Thursday, May 16, 2013


I was calmly making dinner and went downstairs to the storage room to get a can of cream of chicken soup.  OK, with our family, it was getting four cans.  Suddenly, I heard panicky yelling coming from Chris's room.  It sounded something like a muffled, "Oh no!  I have a band concert right now!"  I wasn't sure, so I moved closer to his room and peeked through the doorway.  I saw a fifteen-year-old boy, hopping up and down on one leg while frantically stuffing the other leg into a tuxedo pants while yelling, "Mom!  We've got to go!"

Hate it when we forget about these things.  I put dinner on hold, raced him (fulled dressed by this point) to the junior high school (made it with just a couple of minutes before curtain), zipped back and finished throwing a broccoli chicken casserole together.  I barked out instructions to David and Eddie, located Angel and the twins, and rushed back to the school.


I only missed the intermediate jazz band and the first number of the advanced jazz band.  Chris later told me that he had a solo in that first song.  Drat!  It turned into a double drat when he confessed that it was an unintentional solo - he was playing during a silent space.  He's a good sport.

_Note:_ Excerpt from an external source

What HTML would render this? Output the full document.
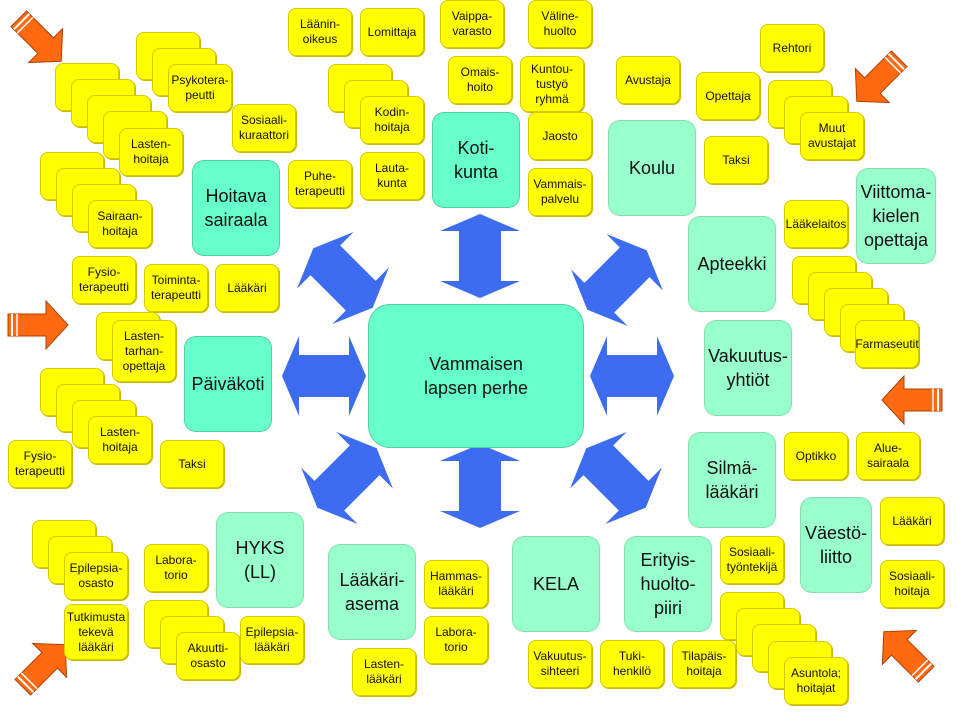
<!DOCTYPE html>
<html><head><meta charset="utf-8"><style>
body{margin:0;width:959px;height:719px;background:#fff;position:relative;overflow:hidden;font-family:"Liberation Sans",sans-serif}
.y,.t,.l{position:absolute;display:flex;align-items:center;justify-content:center;text-align:center;box-sizing:border-box}
.y{width:64px;height:48px;background:#ffff00;border:1px solid #d8c800;border-radius:8px;font-size:12px;line-height:15px;color:#111;box-shadow:1px 1px 0 #c8b800}
.t{width:88px;height:96px;background:#66ffcc;border:1px solid #55ccaa;border-radius:12px;font-size:18px;line-height:24px;color:#111}
.l{width:88px;height:96px;background:#99ffcc;border:1px solid #88ddaa;border-radius:12px;font-size:18px;line-height:24px;color:#111}
svg{position:absolute;left:0;top:0}
</style></head><body>
<svg width="959" height="719">
<defs>
<polygon id="ba" points="0,-42 40,-25 21,-25 21,25 40,25 0,42 -40,25 -21,25 -21,-25 -40,-25" fill="#3d6cf0"/>
<g id="oa"><polygon points="-30,-11 8,-11 8,-24 30,0 8,24 8,11 -30,11" fill="#ff6a10" stroke="#b04000" stroke-width="1"/><line x1="-26" y1="-11" x2="-26" y2="11" stroke="#fff" stroke-width="2"/><line x1="-21" y1="-11" x2="-21" y2="11" stroke="#fff" stroke-width="1.5"/></g>
</defs>
<use href="#ba" transform="translate(480,256)"/>
<use href="#ba" transform="translate(480,486)"/>
<use href="#ba" transform="translate(324,376) rotate(90)"/>
<use href="#ba" transform="translate(632,376) rotate(90)"/>
<use href="#ba" transform="translate(343,278) rotate(-45)"/>
<use href="#ba" transform="translate(617,280) rotate(45)"/>
<use href="#ba" transform="translate(347,478) rotate(45)"/>
<use href="#ba" transform="translate(616,478) rotate(-45)"/>
<use href="#oa" transform="translate(40,40) rotate(45)"/>
<use href="#oa" transform="translate(38,325)"/>
<use href="#oa" transform="translate(44,666) rotate(-45)"/>
<use href="#oa" transform="translate(878,80) rotate(135)"/>
<use href="#oa" transform="translate(912,400) rotate(180)"/>
<use href="#oa" transform="translate(905,653) rotate(-135)"/>
</svg>

<div class="y" style="left:55px;top:63px"></div><div class="y" style="left:71px;top:79px"></div><div class="y" style="left:87px;top:95px"></div><div class="y" style="left:103px;top:111px"></div><div class="y" style="left:119px;top:128px">Lasten-<br>hoitaja</div>
<div class="y" style="left:136px;top:32px"></div><div class="y" style="left:152px;top:48px"></div><div class="y" style="left:168px;top:64px">Psykotera-<br>peutti</div>
<div class="y" style="left:232px;top:104px">Sosiaali-<br>kuraattori</div>
<div class="y" style="left:40px;top:152px"></div><div class="y" style="left:56px;top:168px"></div><div class="y" style="left:72px;top:184px"></div><div class="y" style="left:88px;top:200px">Sairaan-<br>hoitaja</div>
<div class="y" style="left:288px;top:160px">Puhe-<br>terapeutti</div>
<div class="t" style="left:192px;top:160px">Hoitava<br>sairaala</div>
<div class="y" style="left:72px;top:256px">Fysio-<br>terapeutti</div>
<div class="y" style="left:144px;top:264px">Toiminta-<br>terapeutti</div>
<div class="y" style="left:215px;top:264px">Lääkäri</div>
<div class="y" style="left:96px;top:312px"></div><div class="y" style="left:112px;top:320px;height:62px">Lasten-<br>tarhan-<br>opettaja</div>
<div class="t" style="left:184px;top:336px">Päiväkoti</div>
<div class="y" style="left:40px;top:368px"></div><div class="y" style="left:56px;top:384px"></div><div class="y" style="left:72px;top:400px"></div><div class="y" style="left:88px;top:416px">Lasten-<br>hoitaja</div>
<div class="y" style="left:8px;top:440px">Fysio-<br>terapeutti</div>
<div class="y" style="left:160px;top:440px">Taksi</div>
<div class="y" style="left:32px;top:520px"></div><div class="y" style="left:48px;top:536px"></div><div class="y" style="left:64px;top:552px">Epilepsia-<br>osasto</div>
<div class="y" style="left:64px;top:604px;height:56px">Tutkimusta<br>tekevä<br>lääkäri</div>
<div class="y" style="left:144px;top:544px">Labora-<br>torio</div>
<div class="y" style="left:144px;top:600px"></div><div class="y" style="left:160px;top:616px"></div><div class="y" style="left:176px;top:632px">Akuutti-<br>osasto</div>
<div class="y" style="left:240px;top:616px">Epilepsia-<br>lääkäri</div>
<div class="l" style="left:216px;top:512px">HYKS<br>(LL)</div>
<div class="l" style="left:328px;top:544px">Lääkäri-<br>asema</div>
<div class="y" style="left:424px;top:560px">Hammas-<br>lääkäri</div>
<div class="y" style="left:424px;top:616px">Labora-<br>torio</div>
<div class="y" style="left:352px;top:648px">Lasten-<br>lääkäri</div>
<div class="l" style="left:512px;top:536px">KELA</div>
<div class="y" style="left:528px;top:640px">Vakuutus-<br>sihteeri</div>
<div class="y" style="left:600px;top:640px">Tuki-<br>henkilö</div>
<div class="y" style="left:672px;top:640px">Tilapäis-<br>hoitaja</div>
<div class="l" style="left:624px;top:536px">Erityis-<br>huolto-<br>piiri</div>
<div class="y" style="left:720px;top:536px">Sosiaali-<br>työntekijä</div>
<div class="y" style="left:720px;top:592px"></div><div class="y" style="left:736px;top:608px"></div><div class="y" style="left:752px;top:624px"></div><div class="y" style="left:768px;top:641px"></div><div class="y" style="left:784px;top:657px">Asuntola;<br>hoitajat</div>
<div class="l" style="left:800px;top:497px;width:72px">Väestö-<br>liitto</div>
<div class="y" style="left:880px;top:497px">Lääkäri</div>
<div class="y" style="left:880px;top:560px">Sosiaali-<br>hoitaja</div>
<div class="l" style="left:688px;top:432px">Silmä-<br>lääkäri</div>
<div class="y" style="left:784px;top:432px">Optikko</div>
<div class="y" style="left:856px;top:432px">Alue-<br>sairaala</div>
<div class="l" style="left:704px;top:320px">Vakuutus-<br>yhtiöt</div>
<div class="y" style="left:792px;top:256px"></div><div class="y" style="left:808px;top:272px"></div><div class="y" style="left:824px;top:288px"></div><div class="y" style="left:840px;top:304px"></div><div class="y" style="left:855px;top:320px">Farmaseutit</div>
<div class="l" style="left:688px;top:216px">Apteekki</div>
<div class="y" style="left:784px;top:200px">Lääkelaitos</div>
<div class="l" style="left:856px;top:168px;width:80px">Viittoma-<br>kielen<br>opettaja</div>
<div class="l" style="left:608px;top:120px">Koulu</div>
<div class="y" style="left:704px;top:136px">Taksi</div>
<div class="y" style="left:616px;top:56px">Avustaja</div>
<div class="y" style="left:696px;top:72px">Opettaja</div>
<div class="y" style="left:760px;top:24px">Rehtori</div>
<div class="y" style="left:768px;top:80px"></div><div class="y" style="left:784px;top:96px"></div><div class="y" style="left:800px;top:112px">Muut<br>avustajat</div>
<div class="t" style="left:432px;top:112px">Koti-<br>kunta</div>
<div class="y" style="left:288px;top:8px">Läänin-<br>oikeus</div>
<div class="y" style="left:360px;top:8px">Lomittaja</div>
<div class="y" style="left:440px;top:0px">Vaippa-<br>varasto</div>
<div class="y" style="left:528px;top:0px">Väline-<br>huolto</div>
<div class="y" style="left:448px;top:56px">Omais-<br>hoito</div>
<div class="y" style="left:520px;top:56px;height:56px">Kuntou-<br>tustyö<br>ryhmä</div>
<div class="y" style="left:528px;top:112px">Jaosto</div>
<div class="y" style="left:528px;top:168px">Vammais-<br>palvelu</div>
<div class="y" style="left:328px;top:64px"></div><div class="y" style="left:344px;top:80px"></div><div class="y" style="left:360px;top:96px">Kodin-<br>hoitaja</div>
<div class="y" style="left:360px;top:152px">Lauta-<br>kunta</div>
<div class="t" style="left:368px;top:304px;width:216px;height:144px;border-radius:22px">Vammaisen<br>lapsen perhe</div>
</body></html>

I enjoyed the symphonic band playing selections from Lord of the Rings and Narnia.  I have some real favorites in those collections.  But just as the tempo picked up and the dynamic swelled, a clarinet would squeak.  Or the drummer started to lag.  Or the French horn missed his high note.  And I'm distracted.

So instead of focusing on the beauty of the music, and letting it fill my heart and soothe my soul, I end up picking out the mistakes and dwelling on the sour notes.  I realize that these are junior high kids.  They make mistakes.

It didn't really sink in until Chris's wind ensemble started playing a medley of some of my favorite Aaron Copeland pieces, that I was also making mistakes.  I smiled and shook my head at myself, then concentrated on being swept away by music.  I was alone, without any children to tend to, sitting in a new auditorium with great acoustics, listening to live music.  Don't concentrate on the errors.  After that, I was content.

I sigh and let the harmonies dulcify my jangled nerves.  The rhythms smooth my worry-wrinkled face.  It's Botox and Valium, but better.

To catch the beauty of the world around me, I need to not be so taken by the jarring distractions.  Lesson learned.